Records from a data collection
-- start --

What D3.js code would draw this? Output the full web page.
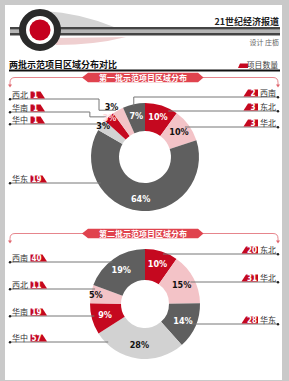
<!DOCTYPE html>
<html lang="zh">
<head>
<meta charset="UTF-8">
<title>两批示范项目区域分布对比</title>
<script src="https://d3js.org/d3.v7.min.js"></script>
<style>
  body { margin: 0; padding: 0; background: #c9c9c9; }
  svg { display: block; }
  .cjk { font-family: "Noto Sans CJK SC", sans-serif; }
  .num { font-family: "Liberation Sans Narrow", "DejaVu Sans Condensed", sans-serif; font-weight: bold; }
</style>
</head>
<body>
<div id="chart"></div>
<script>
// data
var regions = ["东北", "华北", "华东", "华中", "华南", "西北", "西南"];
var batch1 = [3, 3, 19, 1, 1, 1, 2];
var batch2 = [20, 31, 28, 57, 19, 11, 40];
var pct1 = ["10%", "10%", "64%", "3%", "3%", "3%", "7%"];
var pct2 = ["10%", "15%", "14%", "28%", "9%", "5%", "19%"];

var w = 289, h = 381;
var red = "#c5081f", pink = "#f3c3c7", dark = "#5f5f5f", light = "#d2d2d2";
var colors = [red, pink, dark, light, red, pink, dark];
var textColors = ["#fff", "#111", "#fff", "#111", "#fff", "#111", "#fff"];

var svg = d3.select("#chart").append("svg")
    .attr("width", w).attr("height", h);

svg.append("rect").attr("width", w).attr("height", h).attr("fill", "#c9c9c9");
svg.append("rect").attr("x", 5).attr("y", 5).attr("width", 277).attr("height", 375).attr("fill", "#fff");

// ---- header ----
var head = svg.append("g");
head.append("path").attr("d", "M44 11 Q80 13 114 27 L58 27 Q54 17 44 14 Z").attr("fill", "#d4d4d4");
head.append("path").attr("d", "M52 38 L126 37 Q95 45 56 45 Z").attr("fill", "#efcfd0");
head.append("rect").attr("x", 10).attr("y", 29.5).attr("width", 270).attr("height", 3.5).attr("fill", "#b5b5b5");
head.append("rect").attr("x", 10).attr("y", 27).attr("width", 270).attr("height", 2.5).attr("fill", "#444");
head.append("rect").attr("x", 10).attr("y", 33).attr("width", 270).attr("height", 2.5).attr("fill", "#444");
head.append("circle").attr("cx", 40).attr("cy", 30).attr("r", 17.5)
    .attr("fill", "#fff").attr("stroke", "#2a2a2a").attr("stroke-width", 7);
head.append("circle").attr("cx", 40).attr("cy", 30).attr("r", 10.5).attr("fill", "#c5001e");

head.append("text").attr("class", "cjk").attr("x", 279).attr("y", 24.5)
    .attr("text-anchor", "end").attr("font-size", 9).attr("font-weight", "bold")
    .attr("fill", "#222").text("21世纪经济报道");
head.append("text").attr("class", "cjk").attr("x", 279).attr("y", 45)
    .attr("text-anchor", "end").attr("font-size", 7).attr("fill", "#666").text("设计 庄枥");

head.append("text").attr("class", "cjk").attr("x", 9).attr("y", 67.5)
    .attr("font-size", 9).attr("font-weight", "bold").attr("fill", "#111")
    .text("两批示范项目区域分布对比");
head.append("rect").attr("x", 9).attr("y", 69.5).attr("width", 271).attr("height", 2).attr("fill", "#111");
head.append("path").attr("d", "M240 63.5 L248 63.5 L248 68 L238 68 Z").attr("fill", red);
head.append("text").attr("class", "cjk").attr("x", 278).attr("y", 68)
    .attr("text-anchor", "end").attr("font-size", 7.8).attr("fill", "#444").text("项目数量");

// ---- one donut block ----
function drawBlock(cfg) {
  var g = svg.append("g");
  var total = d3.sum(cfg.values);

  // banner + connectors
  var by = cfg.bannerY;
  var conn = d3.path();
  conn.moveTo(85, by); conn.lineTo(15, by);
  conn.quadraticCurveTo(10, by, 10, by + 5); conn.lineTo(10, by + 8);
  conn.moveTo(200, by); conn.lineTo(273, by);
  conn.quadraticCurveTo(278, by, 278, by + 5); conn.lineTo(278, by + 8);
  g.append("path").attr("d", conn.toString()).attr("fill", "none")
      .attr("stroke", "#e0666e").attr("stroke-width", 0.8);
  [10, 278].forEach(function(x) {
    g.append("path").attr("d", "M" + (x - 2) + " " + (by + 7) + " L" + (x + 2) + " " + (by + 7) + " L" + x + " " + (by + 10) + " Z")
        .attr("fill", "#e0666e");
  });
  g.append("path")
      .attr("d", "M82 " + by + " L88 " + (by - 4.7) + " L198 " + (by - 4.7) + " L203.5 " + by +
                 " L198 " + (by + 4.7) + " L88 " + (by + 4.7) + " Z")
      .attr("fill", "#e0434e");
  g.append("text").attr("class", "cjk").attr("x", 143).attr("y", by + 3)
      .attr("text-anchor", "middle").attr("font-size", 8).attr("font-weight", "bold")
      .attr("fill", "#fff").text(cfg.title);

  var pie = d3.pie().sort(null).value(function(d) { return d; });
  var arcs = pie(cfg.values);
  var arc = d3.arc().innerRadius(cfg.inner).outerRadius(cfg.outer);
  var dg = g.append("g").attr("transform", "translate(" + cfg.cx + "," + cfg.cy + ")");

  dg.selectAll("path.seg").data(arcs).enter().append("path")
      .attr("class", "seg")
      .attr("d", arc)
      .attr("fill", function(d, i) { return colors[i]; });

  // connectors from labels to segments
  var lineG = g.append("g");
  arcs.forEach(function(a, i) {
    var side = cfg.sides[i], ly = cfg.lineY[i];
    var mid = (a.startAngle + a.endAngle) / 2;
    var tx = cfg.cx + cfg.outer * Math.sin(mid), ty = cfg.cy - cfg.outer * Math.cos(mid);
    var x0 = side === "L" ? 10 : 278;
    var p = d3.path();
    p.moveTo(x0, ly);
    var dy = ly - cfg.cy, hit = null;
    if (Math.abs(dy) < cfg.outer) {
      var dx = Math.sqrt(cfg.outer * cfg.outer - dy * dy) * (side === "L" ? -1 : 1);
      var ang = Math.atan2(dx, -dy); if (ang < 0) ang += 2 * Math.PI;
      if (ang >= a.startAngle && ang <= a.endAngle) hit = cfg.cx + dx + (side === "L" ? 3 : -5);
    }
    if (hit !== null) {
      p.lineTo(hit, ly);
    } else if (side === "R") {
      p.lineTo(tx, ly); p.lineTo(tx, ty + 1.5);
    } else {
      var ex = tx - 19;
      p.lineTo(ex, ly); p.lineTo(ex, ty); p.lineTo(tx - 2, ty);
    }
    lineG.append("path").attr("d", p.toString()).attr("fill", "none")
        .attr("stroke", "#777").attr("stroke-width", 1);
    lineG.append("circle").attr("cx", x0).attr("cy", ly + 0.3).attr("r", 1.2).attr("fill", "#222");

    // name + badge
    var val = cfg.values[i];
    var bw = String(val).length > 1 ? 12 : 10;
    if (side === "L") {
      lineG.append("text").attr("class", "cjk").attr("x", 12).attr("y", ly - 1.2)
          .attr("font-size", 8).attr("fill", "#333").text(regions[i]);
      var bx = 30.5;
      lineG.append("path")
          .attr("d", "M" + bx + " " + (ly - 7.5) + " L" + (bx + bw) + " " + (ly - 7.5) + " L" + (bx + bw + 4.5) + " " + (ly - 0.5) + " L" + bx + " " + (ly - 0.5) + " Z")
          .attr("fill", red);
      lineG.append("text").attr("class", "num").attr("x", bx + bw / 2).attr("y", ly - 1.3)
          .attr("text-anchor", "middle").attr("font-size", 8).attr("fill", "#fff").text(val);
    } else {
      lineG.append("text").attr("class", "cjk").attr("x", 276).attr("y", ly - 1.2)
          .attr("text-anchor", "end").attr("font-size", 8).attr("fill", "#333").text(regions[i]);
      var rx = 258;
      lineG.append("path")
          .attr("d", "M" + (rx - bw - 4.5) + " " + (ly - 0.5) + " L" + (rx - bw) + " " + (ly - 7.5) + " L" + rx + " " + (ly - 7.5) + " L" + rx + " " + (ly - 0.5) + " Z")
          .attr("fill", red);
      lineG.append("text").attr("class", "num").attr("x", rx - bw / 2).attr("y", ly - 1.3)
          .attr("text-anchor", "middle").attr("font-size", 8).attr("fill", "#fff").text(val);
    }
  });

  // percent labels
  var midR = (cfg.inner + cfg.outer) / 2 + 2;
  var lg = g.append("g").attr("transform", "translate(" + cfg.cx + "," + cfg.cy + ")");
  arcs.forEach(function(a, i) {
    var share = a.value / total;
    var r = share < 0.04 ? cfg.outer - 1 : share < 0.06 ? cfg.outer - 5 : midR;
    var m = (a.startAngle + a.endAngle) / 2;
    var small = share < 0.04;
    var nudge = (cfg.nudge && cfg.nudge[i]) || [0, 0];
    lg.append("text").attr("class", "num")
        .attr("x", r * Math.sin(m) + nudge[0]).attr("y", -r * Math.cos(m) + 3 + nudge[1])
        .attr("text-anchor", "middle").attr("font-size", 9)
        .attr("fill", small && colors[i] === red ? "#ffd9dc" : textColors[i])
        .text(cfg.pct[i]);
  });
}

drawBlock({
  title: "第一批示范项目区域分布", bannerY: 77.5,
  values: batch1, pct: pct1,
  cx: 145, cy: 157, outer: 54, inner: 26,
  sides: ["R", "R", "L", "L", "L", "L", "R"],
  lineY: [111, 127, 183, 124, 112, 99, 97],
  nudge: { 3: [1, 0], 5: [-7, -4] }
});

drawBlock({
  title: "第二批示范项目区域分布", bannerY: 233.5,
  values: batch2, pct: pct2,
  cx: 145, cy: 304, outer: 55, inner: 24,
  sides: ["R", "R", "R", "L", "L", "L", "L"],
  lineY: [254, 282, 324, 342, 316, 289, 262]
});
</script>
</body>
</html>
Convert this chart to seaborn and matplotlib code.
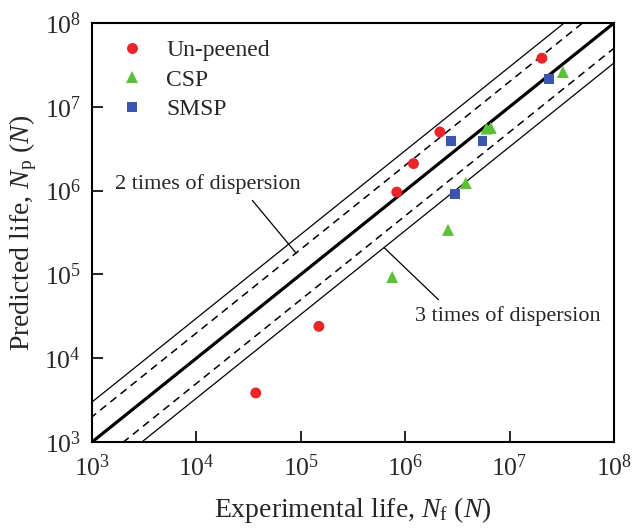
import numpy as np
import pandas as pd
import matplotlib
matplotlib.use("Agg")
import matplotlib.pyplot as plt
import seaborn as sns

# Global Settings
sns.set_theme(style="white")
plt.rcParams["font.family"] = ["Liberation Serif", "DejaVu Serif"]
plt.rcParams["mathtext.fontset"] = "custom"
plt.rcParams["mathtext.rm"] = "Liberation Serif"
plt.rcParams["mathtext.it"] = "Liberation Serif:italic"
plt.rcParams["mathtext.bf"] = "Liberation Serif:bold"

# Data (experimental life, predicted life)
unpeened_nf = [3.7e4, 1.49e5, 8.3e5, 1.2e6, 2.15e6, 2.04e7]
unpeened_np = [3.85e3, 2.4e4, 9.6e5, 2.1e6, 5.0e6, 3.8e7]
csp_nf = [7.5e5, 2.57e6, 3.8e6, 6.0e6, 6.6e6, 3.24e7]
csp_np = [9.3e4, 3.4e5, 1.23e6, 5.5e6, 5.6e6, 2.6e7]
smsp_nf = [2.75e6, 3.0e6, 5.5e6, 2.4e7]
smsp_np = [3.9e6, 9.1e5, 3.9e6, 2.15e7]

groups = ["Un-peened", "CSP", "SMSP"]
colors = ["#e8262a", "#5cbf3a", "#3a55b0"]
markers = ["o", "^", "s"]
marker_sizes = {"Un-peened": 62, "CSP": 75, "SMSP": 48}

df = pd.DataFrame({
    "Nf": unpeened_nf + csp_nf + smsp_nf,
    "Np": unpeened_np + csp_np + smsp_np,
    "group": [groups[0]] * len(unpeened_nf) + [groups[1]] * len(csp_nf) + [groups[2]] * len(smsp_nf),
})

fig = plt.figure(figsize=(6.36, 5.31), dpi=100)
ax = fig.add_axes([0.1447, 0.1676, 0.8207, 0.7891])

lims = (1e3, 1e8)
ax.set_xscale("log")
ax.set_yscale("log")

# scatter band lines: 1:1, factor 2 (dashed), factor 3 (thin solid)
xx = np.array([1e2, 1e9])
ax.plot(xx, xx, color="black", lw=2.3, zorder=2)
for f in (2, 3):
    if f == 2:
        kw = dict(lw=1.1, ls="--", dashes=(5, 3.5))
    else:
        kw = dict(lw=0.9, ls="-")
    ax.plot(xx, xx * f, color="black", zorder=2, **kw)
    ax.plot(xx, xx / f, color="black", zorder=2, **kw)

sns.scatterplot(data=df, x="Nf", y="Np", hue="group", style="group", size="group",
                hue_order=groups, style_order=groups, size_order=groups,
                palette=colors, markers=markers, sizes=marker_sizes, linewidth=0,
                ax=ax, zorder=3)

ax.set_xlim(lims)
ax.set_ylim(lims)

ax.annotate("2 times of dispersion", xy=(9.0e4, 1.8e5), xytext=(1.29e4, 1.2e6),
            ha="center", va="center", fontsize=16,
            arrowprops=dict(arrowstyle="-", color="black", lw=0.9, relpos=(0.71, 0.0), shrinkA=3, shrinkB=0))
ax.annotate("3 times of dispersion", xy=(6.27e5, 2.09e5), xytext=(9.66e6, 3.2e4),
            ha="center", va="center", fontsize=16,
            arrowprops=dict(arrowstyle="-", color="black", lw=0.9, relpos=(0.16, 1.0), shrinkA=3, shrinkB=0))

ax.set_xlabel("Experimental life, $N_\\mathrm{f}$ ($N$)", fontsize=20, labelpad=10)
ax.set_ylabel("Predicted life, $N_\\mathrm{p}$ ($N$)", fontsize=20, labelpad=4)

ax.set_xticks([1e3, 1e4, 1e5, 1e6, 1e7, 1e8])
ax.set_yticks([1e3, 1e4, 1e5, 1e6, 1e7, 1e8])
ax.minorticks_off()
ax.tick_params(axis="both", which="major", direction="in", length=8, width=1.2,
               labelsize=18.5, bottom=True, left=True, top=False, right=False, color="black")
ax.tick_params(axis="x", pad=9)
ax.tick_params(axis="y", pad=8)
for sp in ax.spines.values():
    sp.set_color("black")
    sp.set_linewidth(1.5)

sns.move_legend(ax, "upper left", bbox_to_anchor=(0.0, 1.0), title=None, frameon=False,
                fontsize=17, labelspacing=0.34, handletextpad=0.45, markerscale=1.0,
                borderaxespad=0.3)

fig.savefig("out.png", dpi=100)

-- end --

• **Short exercise**
Pictures excluded, give again exactly and only the lines of the material above from the line with "Convert this chart" through the line with "import seaborn as sns".

• **Result of the exercise**
Convert this chart to seaborn and matplotlib code.
import numpy as np
import pandas as pd
import matplotlib
matplotlib.use("Agg")
import matplotlib.pyplot as plt
import seaborn as sns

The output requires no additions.